A degree of positivity emerged in the market in the middle of June, as the prospect of an end to the Islamic fasting month of Ramadan brought hopes for Algeria-bound activity to revive.
The North African country has been a key market for finished long steel products from Southern Europe, but it has not yet announced import quotas or issued import licences for 2017.
Ramadan ended on June 24, and import licences for rebar and wire rod in Algeria are widely expected by market participants to be issued in July.
“There were rumours that some traders, who sold their [positions destined for Algeria] to Turkey and Cyprus, will now step back from those contracts and [will again] sell to Algeria as the licences are coming,” an international trader said in the second half of June.
With Algeria-bound trade at a standstill so far this year, EU-based exporters have been looking for alternative markets, as well as selling more tonnages within the union.
Metal Bulletin’s weekly price assessment for Southern European export rebar widened upward by €10 ($11) per tonne to €380-400 ($432-454) per tonne fob main ports on Wednesday June 28, from €380-390 ($432-443) per tonne on June 14.
Some offers have come in at €400-410 ($454-466) per tonne fob recently, but mills were mostly hesitant to announce prices amid the uncertainty around the issuing of Algerian licences.
“There have been rumours of some licences being delivered but [there has been no real activity] so far,” one Italy-based trading source said on June 28.
“The only result I can see among the producers is that this market has lost a lot in terms of credibility,” he added. “Now, all the mills are sceptical about quoting for Algeria unless there is a licence.”
EU domestic prices
In the EU domestic market, rebar prices also rebounded with Metal Bulletin’s latest assessments at €400-410 ($454-466) per tonne delivered in Southern Europe and €450-455 ($511-517) per tonne delivered in Northern Europe.

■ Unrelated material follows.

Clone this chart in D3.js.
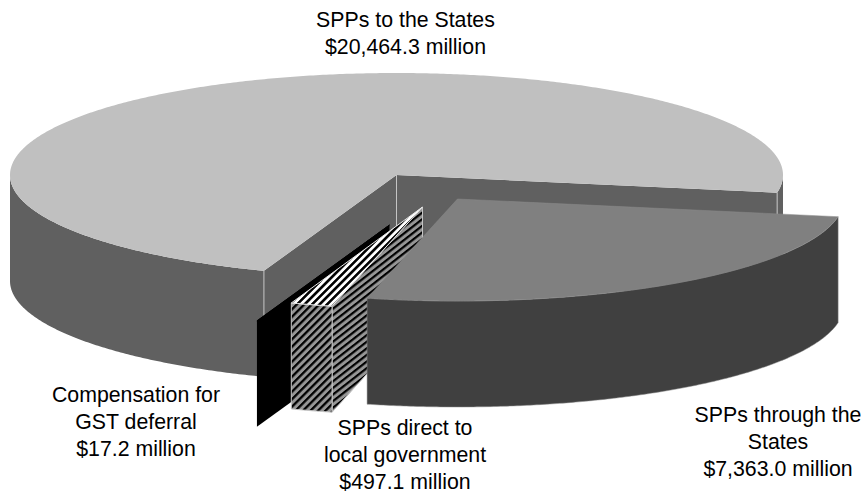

Meanwhile, domestic ferrous scrap prices dropped in Italy by €5-10 ($6-11) per tonne month-on-month in June, and by €10-20 ($11-23) per tonne in Germany over the same period. This created some space for producers’ margins, because with the rebound of international scrap prices after Ramadan long steel producers now have even more support for a rise in rebar and wire rod prices.
Metal Bulletin’s daily index for Northern Europe-origin scrap closed the day on June 28 at $279.29 per tonne cfr Turkey, up by $3.20 per tonne day-on-day.
However, as demand across Europe remains moderate, and Algeria is working toward adding to its own long steel production capacities, any price rises would have limited support.
Long steel prices can only tolerate a cost-driven increase if scrap prices rise, as demand remains subdued, according to international rebar exporters’ association Irepas.